The Kepler’s Third Law Calculator helps determine the relationship between the orbital period and the semi-major axis of an orbit. This law is crucial in astronomy for understanding the motion of planets and satellites.
Inputs
- Orbital Period (T): The time taken for one complete orbit, measured in years or seconds.
- Semi-Major Axis (a): The average distance from the orbiting body to the center of mass of the system, measured in astronomical units (AU) or meters.
Formulas and Calculations
Kepler’s Third Law states that the square of the orbital period (T) is directly proportional to the cube of the semi-major axis (a) of the orbit:
[ T^2 \propto a^3 ]
For calculations involving the orbits around the Sun (in our Solar System), Kepler’s Third Law can be simplified to:
[ T^2 = a^3 ]
where:
- ( T ) is the orbital period in years.
- ( a ) is the semi-major axis in astronomical units (AU).
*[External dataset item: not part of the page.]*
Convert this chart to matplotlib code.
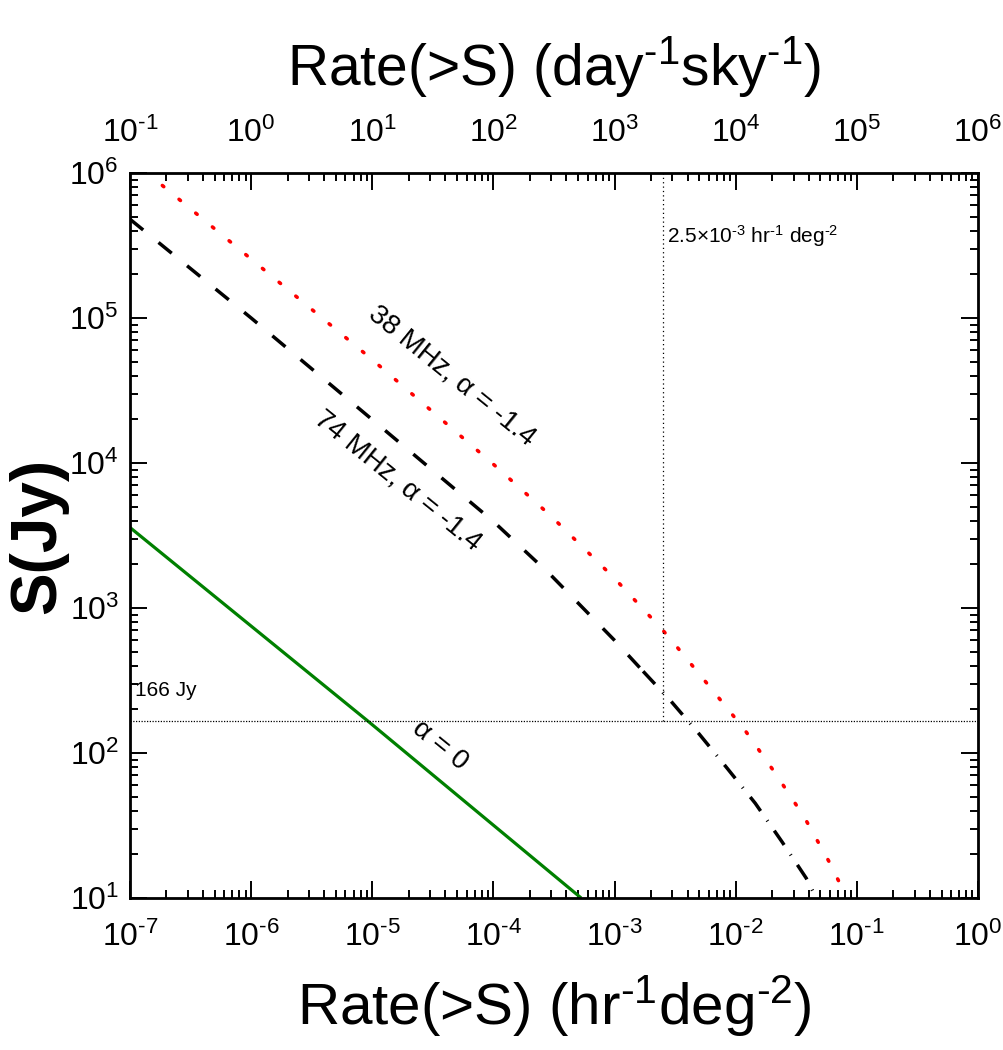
import numpy as np
import matplotlib
matplotlib.use('Agg')
import matplotlib.pyplot as plt
from matplotlib.ticker import LogLocator, NullFormatter, FuncFormatter

FONT = ['Liberation Sans', 'DejaVu Sans']
plt.rcParams['font.family'] = FONT
plt.rcParams['mathtext.fontset'] = 'custom'
plt.rcParams['mathtext.rm'] = 'Liberation Sans'
plt.rcParams['mathtext.it'] = 'Liberation Sans'
plt.rcParams['mathtext.default'] = 'regular'

# 38 MHz, alpha = -1.4 (red dotted)
rate_38 = [1.85e-7, 1e-6, 1e-5, 1e-4, 3e-4, 1e-3, 2.5e-3, 3.29e-3, 6.15e-3,
           1.175e-2, 2.12e-2, 3.68e-2, 5.92e-2, 8.3e-2]
s_38 = [8.2e5, 2.55e5, 5.16e4, 9800, 4290, 1600, 703, 536, 284,
        146, 72.6, 36.1, 17.7, 10]

# 74 MHz, alpha = -1.4 (black), dashed head and dash-dot tail
rate_74 = [1e-7, 1e-6, 1e-5, 1e-4, 3e-4, 1e-3, 1.72e-3]
s_74 = [4.8e5, 1.0e5, 1.99e4, 3950, 1675, 598, 366]
rate_74_tail = [1.72e-3, 2.93e-3, 5.0e-3, 8.5e-3, 1.45e-2, 2.42e-2, 3.82e-2, 4.54e-2]
s_74_tail = [366, 227, 135, 78.5, 45, 24.3, 13.7, 10.3]

# alpha = 0 (green)
rate_a0 = [1e-7, 9.2e-6, 5.3e-4]
s_a0 = [3590, 166, 10]

s_limit = 166        # Jy
rate_limit = 2.5e-3  # hr^-1 deg^-2
top_factor = 1e6     # hr^-1 deg^-2 -> day^-1 sky^-1


def pow10(v, pos):
    e = int(round(np.log10(v)))
    return r'10$^{\text{%d}}$' % e


def style_log_axis(axis):
    axis.set_major_locator(LogLocator(base=10, numticks=20))
    axis.set_minor_locator(LogLocator(base=10, subs=np.arange(2, 10), numticks=100))
    axis.set_major_formatter(FuncFormatter(pow10))
    axis.set_minor_formatter(NullFormatter())


fig = plt.figure(figsize=(10.04, 10.5), dpi=100)
ax = fig.add_axes([130 / 1004, 1 - 898 / 1050, 848 / 1004, 725 / 1050])

ax.plot(rate_38, s_38, color='red', lw=2.6, dashes=(0.5, 5.5),
        dash_capstyle='round')
ax.plot(rate_74, s_74, color='black', lw=2.5, dashes=(4.9, 5.7))
ax.plot(rate_74_tail, s_74_tail, color='black', lw=2.5,
        dashes=(5.0, 3.3, 0.3, 3.3))
ax.plot(rate_a0, s_a0, color='#008000', lw=2.3, solid_capstyle='butt')

ax.axhline(s_limit, color='black', lw=0.9, dashes=(1, 1.2))
ax.plot([rate_limit, rate_limit], [s_limit, 1e6], color='black', lw=0.9,
        dashes=(1, 2.5))

ax.set_xscale('log')
ax.set_yscale('log')
ax.set_xlim(1e-7, 1)
ax.set_ylim(10, 1e6)
style_log_axis(ax.xaxis)
style_log_axis(ax.yaxis)

ax.tick_params(which='both', direction='in', right=True, width=1.4,
               labelsize=23)
ax.tick_params(axis='x', which='both', top=False, pad=17)
ax.tick_params(axis='y', which='both', pad=8)
ax.tick_params(which='major', length=12)
ax.tick_params(which='minor', length=6)
for sp in ax.spines.values():
    sp.set_linewidth(2)

ax2 = ax.twiny()
ax2.set_xscale('log')
ax2.set_xlim(1e-7 * top_factor, 1 * top_factor)
style_log_axis(ax2.xaxis)
ax2.tick_params(which='both', direction='in', width=1.4, labelsize=23, pad=17)
ax2.tick_params(which='major', length=12)
ax2.tick_params(which='minor', length=6)

ax.set_xlabel(r'Rate(>S) (hr$^{\text{-1}}$deg$^{\text{-2}}$)', fontsize=42)
ax.xaxis.set_label_coords(0.5, -0.104)
ax2.set_xlabel(r'Rate(>S) (day$^{\text{-1}}$sky$^{\text{-1}}$)', fontsize=41)
ax2.xaxis.set_label_coords(0.5, 1.122)
ax.set_ylabel('S(Jy)', fontsize=46, fontweight='bold')
ax.yaxis.set_label_coords(-0.073, 0.5)

ax.text(4.56e-5, 4.0e4, '38 MHz, α = -1.4', rotation=-39, fontsize=20,
        ha='center', va='center', rotation_mode='anchor')
ax.text(1.63e-5, 7570, '74 MHz, α = -1.4', rotation=-39, fontsize=20,
        ha='center', va='center', rotation_mode='anchor')
ax.text(3.63e-5, 113, 'α = 0', rotation=-39, fontsize=20,
        ha='center', va='center', rotation_mode='anchor')
ax.text(1.1e-7, 270, '166 Jy', fontsize=15, ha='left', va='center')
ax.text(2.72e-3, 3.68e5, r'2.5$\times$10$^{\text{-3}}$ hr$^{\text{-1}}$ deg$^{\text{-2}}$',
        fontsize=15, ha='left', va='center')

fig.savefig('out.png', dpi=100)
1. Calculate Semi-Major Axis
If the orbital period (T) is known, the semi-major axis (a) can be calculated as:
[ a = \sqrt[3]{T^2} ]
2. Calculate Orbital Period
If the semi-major axis (a) is known, the orbital period (T) can be calculated as:
[ T = \sqrt{a^3} ]
Example Calculation
Inputs:
- Orbital Period (T): 8 years
- Semi-Major Axis (a): 4 AU
- Calculate Semi-Major Axis:
If the orbital period is known:
[ a = \sqrt[3]{T^2} ]
[ a = \sqrt[3]{8^2} = \sqrt[3]{64} \approx 4 \text{ AU} ]
- Calculate Orbital Period:
If the semi-major axis is known:
[ T = \sqrt{a^3} ]
[ T = \sqrt{4^3} = \sqrt{64} = 8 \text{ years} ]
Summary
Kepler’s Third Law provides a simple relationship between the orbital period and the semi-major axis of an orbit. For an object with an orbital period of 8 years, the semi-major axis of its orbit is approximately 4 AU. Conversely, for an object with a semi-major axis of 4 AU, the orbital period is 8 years.
Table of Example Calculations
Orbital Period (T) | Semi-Major Axis (a) |
---|---|
8 years | 4 AU |
1 year | 1 AU |
27 years | 9 AU |
64 years | 16 AU |
Conclusion
Understanding the relationship between the orbital period and the semi-major axis of an orbit is fundamental in the field of astronomy. The Kepler’s Third Law Calculator provides a straightforward way to perform these calculations, making it an essential tool for anyone involved in studying celestial mechanic.